I just wanted to let you know that there appears to be no problem with drive limits on the 9300 if you are running Vista.

4 Posts

December 30th, 2008 12:00

Hi Everyone,

My Inspiron has an 80 gb IDE hard drive. I know from reading that the BIOS will only see 137 GB maximum, but if I bought a 250GB hard drive and partitioned it into 2 x 125GB partitions (then install XP on one of the partitions) would that work with XP? Would I see the 2 partitions and therefore be able to use all 250gb?

Thanks in advance.

4 Posts

December 30th, 2008 14:00

Thanks Husky,

Forgive my ignorance as Im still trying to get my head round all this, would each partition not have full bios support if it is under the limit?

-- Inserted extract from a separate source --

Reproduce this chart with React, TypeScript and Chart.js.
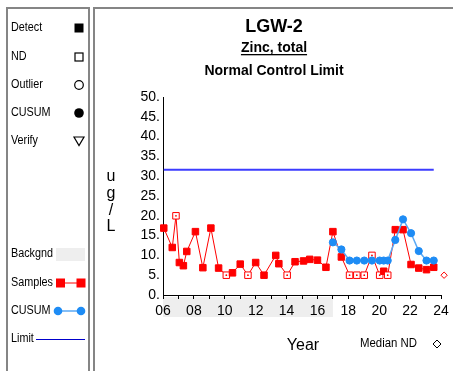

I dont really understand it so please forgive me if I sound thick !!

 

1.6K Posts

December 30th, 2008 14:00

The answer is yes, though without BIOS support, the data on the drive is completely at the mercy of Windows - if Windows won't load, rescue is difficult or impossible, so keep backups!

 

1 Message

February 23rd, 2009 16:00

I purchased a Western Digital 250 GB 5400 RPM ATA hard drive and caddy on Ebay.  I installed Windows XP with SP3.  Windows XP only detected 130 GB.  I rebooted my machine after installation to see if that helped.  It didn't.  I then booted System Rescue CD (http://www.sysresccd.org/Main_Page).  I started the x server using 'startx'.  I launched GParted.  I then was able to create more partitions from the remaining 120 GB.  I created one 26GB partition using ext3 for a future Debian install.  I used the remaining space to create a NTFS partition.  I committed my changes in GParted.  I rebooted the laptop to Windows XP.  XP recognized that the disk changed so it automatically rank chckdsk to verify the integrity of the disk.   If I had to do things all over, I would boot the System Rescue CD first and create my partitions and then install Windows XP and Debian 5. In summary I was able to use the whole 250 GB.

8 Posts

May 16th, 2009 08:00

Interested in this because WXP-SP3 didn't automatically recognise that there was a 250GB disk and use all of it. I did something like this (just for fun) with a WXP-SP2-SP3 (both SPs slipstreamed) and it recognised the whole disk on installation (the disk had no partitions to start with). MS actually now say that you shouldn't use SP3 only, it should always be slipstreamed onto an SP1 or SP2 version (both of which you could use alone). Do you think this might be (part of?) the reason for the advice? (For information EaseUs Partition Manager 3.0 is available in a free version and is incredibly useful for all sorts of things to do with partition playing - copy 80GB windows boot partition from 80GB disk to a 160GB USB disk, resize the 80 to 160 in the USB - make it active and pop it into the PC replacing the 80GB; 160GB bootable windows - nice!).

As one of the posts above says (more or less); if your BIOS only supports 137 and your disk is 250GB you had better not try to do any low level stuff to the disk outside of a Windows environment or you will have no data left.

1 Message

October 24th, 2009 19:00

ever get a new drive installed in your insp. 9300.  I am on my third try.